▸ Given material
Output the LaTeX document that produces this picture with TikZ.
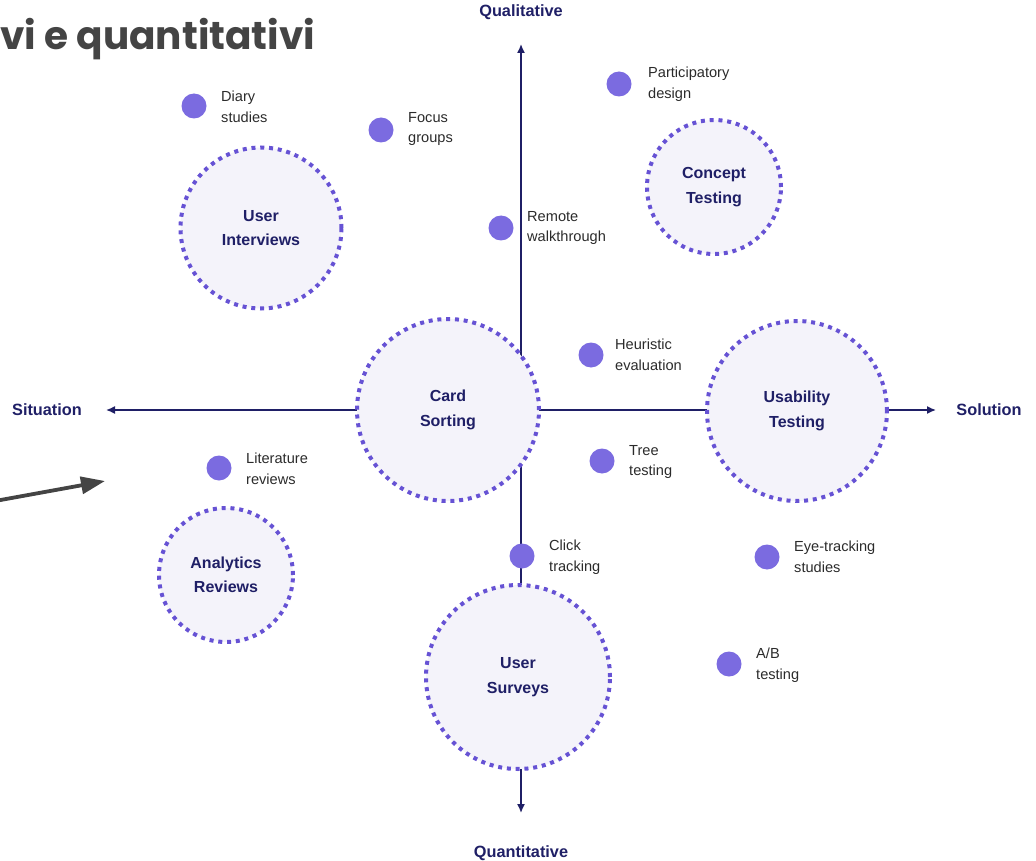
\documentclass[tikz,border=0pt]{standalone}
\usepackage{fontspec}
\setmainfont{Liberation Sans}
\newfontfamily\titlefont{Poppins}
\usetikzlibrary{arrows.meta}
\definecolor{navy}{HTML}{1F1F66}
\definecolor{ring}{HTML}{6652D4}
\definecolor{ringfill}{HTML}{F4F3FA}
\definecolor{dotc}{HTML}{7B6BE0}
\definecolor{txt}{HTML}{2B2B2B}
\definecolor{titlegray}{HTML}{444444}
\tikzset{
  axis/.style={draw=navy, line width=1.5pt, -{Latex[length=9pt,width=8pt]}},
  axislabel/.style={text=navy, font=\fontsize{16.3}{19}\selectfont\bfseries},
  bigcircle/.style={circle, draw=ring, fill=ringfill, line width=4pt, dash pattern=on 4pt off 4.8pt, text=navy, font=\fontsize{16}{24.5}\selectfont\bfseries, align=center, inner sep=0pt},
  dotnode/.style={circle, fill=dotc, minimum size=25pt, inner sep=0pt},
  dotlabel/.style={anchor=west, text=txt, font=\fontsize{14.6}{20.5}\selectfont, align=left, inner sep=0pt},
}
\begin{document}
\begin{tikzpicture}[x=1pt,y=-1pt]
\useasboundingbox (0,0) rectangle (1036,861);
% axes
\coordinate (vtop) at (521,44);
\coordinate (vbot) at (521,813);
\coordinate (hleft) at (106,410);
\coordinate (hright) at (936,410);
\coordinate (center) at (521,410);
\draw[axis] (center) -- (vtop);
\draw[axis] (center) -- (vbot);
\draw[axis] (center) -- (hleft);
\draw[axis] (center) -- (hright);
\node[axislabel] (qual) at (521,12) {Qualitative};
\node[axislabel] (quant) at (521,853) {Quantitative};
\node[axislabel] (sit) at (47,410) {Situation};
\node[axislabel] (sol) at (989,410) {Solution};
% circles
\node[bigcircle, minimum size=161pt] (ui) at (261,228) {User\\Interviews};
\node[bigcircle, minimum size=134pt] (ct) at (714,187) {Concept\\Testing};
\node[bigcircle, minimum size=182pt] (cs) at (448,410) {Card\\Sorting};
\node[bigcircle, minimum size=180pt] (ut) at (797,411) {Usability\\Testing};
\node[bigcircle, minimum size=134pt] (ar) at (226,575) {Analytics\\Reviews};
\node[bigcircle, minimum size=184pt] (us) at (518,677) {User\\Surveys};
% dots
\node[dotnode] (d1) at (194,106) {};
\node[dotlabel] (l1) at (221,107) {Diary\\studies};
\node[dotnode] (d2) at (381,130) {};
\node[dotlabel] (l2) at (408,129) {Focus\\groups};
\node[dotnode] (d3) at (619,84) {};
\node[dotlabel] (l3) at (648,84) {Participatory\\design};
\node[dotnode] (d4) at (501,228) {};
\node[dotlabel] (l4) at (527,228) {Remote\\walkthrough};
\node[dotnode] (d5) at (591,355) {};
\node[dotlabel] (l5) at (615,355) {Heuristic\\evaluation};
\node[dotnode] (d6) at (602,461) {};
\node[dotlabel] (l6) at (629,462) {Tree\\testing};
\node[dotnode] (d7) at (219,468) {};
\node[dotlabel] (l7) at (246,469) {Literature\\reviews};
\node[dotnode] (d8) at (522,556) {};
\node[dotlabel] (l8) at (549,557) {Click\\tracking};
\node[dotnode] (d9) at (767,557) {};
\node[dotlabel] (l9) at (794,557) {Eye-tracking\\studies};
\node[dotnode] (d10) at (729,664) {};
\node[dotlabel] (l10) at (756,665) {A/B\\testing};
% title fragment and pointer arrow
\node[anchor=base west, inner sep=0pt, text=titlegray, font=\titlefont\fontsize{39}{46}\selectfont\bfseries] (title) at (0,50) {vi e quantitativi};
\coordinate (pstart) at (-5,501);
\coordinate (ptip) at (105,481);
\draw[draw=titlegray, line width=3.8pt, -{Triangle[length=24pt,width=17pt]}] (pstart) -- (ptip);
\end{tikzpicture}
\end{document}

▸ Given problem
Do not include the images; transcribe the rest of the listing exactly.

▸ Solution
Output the LaTeX document that produces this picture with TikZ.
\documentclass[tikz,border=0pt]{standalone}
\usepackage{fontspec}
\setmainfont{Liberation Sans}
\newfontfamily\titlefont{Poppins}
\usetikzlibrary{arrows.meta}
\definecolor{navy}{HTML}{1F1F66}
\definecolor{ring}{HTML}{6652D4}
\definecolor{ringfill}{HTML}{F4F3FA}
\definecolor{dotc}{HTML}{7B6BE0}
\definecolor{txt}{HTML}{2B2B2B}
\definecolor{titlegray}{HTML}{444444}
\tikzset{
  axis/.style={draw=navy, line width=1.5pt, -{Latex[length=9pt,width=8pt]}},
  axislabel/.style={text=navy, font=\fontsize{16.3}{19}\selectfont\bfseries},
  bigcircle/.style={circle, draw=ring, fill=ringfill, line width=4pt, dash pattern=on 4pt off 4.8pt, text=navy, font=\fontsize{16}{24.5}\selectfont\bfseries, align=center, inner sep=0pt},
  dotnode/.style={circle, fill=dotc, minimum size=25pt, inner sep=0pt},
  dotlabel/.style={anchor=west, text=txt, font=\fontsize{14.6}{20.5}\selectfont, align=left, inner sep=0pt},
}
\begin{document}
\begin{tikzpicture}[x=1pt,y=-1pt]
\useasboundingbox (0,0) rectangle (1036,861);
% axes
\coordinate (vtop) at (521,44);
\coordinate (vbot) at (521,813);
\coordinate (hleft) at (106,410);
\coordinate (hright) at (936,410);
\coordinate (center) at (521,410);
\draw[axis] (center) -- (vtop);
\draw[axis] (center) -- (vbot);
\draw[axis] (center) -- (hleft);
\draw[axis] (center) -- (hright);
\node[axislabel] (qual) at (521,12) {Qualitative};
\node[axislabel] (quant) at (521,853) {Quantitative};
\node[axislabel] (sit) at (47,410) {Situation};
\node[axislabel] (sol) at (989,410) {Solution};
% circles
\node[bigcircle, minimum size=161pt] (ui) at (261,228) {User\\Interviews};
\node[bigcircle, minimum size=134pt] (ct) at (714,187) {Concept\\Testing};
\node[bigcircle, minimum size=182pt] (cs) at (448,410) {Card\\Sorting};
\node[bigcircle, minimum size=180pt] (ut) at (797,411) {Usability\\Testing};
\node[bigcircle, minimum size=134pt] (ar) at (226,575) {Analytics\\Reviews};
\node[bigcircle, minimum size=184pt] (us) at (518,677) {User\\Surveys};
% dots
\node[dotnode] (d1) at (194,106) {};
\node[dotlabel] (l1) at (221,107) {Diary\\studies};
\node[dotnode] (d2) at (381,130) {};
\node[dotlabel] (l2) at (408,129) {Focus\\groups};
\node[dotnode] (d3) at (619,84) {};
\node[dotlabel] (l3) at (648,84) {Participatory\\design};
\node[dotnode] (d4) at (501,228) {};
\node[dotlabel] (l4) at (527,228) {Remote\\walkthrough};
\node[dotnode] (d5) at (591,355) {};
\node[dotlabel] (l5) at (615,355) {Heuristic\\evaluation};
\node[dotnode] (d6) at (602,461) {};
\node[dotlabel] (l6) at (629,462) {Tree\\testing};
\node[dotnode] (d7) at (219,468) {};
\node[dotlabel] (l7) at (246,469) {Literature\\reviews};
\node[dotnode] (d8) at (522,556) {};
\node[dotlabel] (l8) at (549,557) {Click\\tracking};
\node[dotnode] (d9) at (767,557) {};
\node[dotlabel] (l9) at (794,557) {Eye-tracking\\studies};
\node[dotnode] (d10) at (729,664) {};
\node[dotlabel] (l10) at (756,665) {A/B\\testing};
% title fragment and pointer arrow
\node[anchor=base west, inner sep=0pt, text=titlegray, font=\titlefont\fontsize{39}{46}\selectfont\bfseries] (title) at (0,50) {vi e quantitativi};
\coordinate (pstart) at (-5,501);
\coordinate (ptip) at (105,481);
\draw[draw=titlegray, line width=3.8pt, -{Triangle[length=24pt,width=17pt]}] (pstart) -- (ptip);
\end{tikzpicture}
\end{document}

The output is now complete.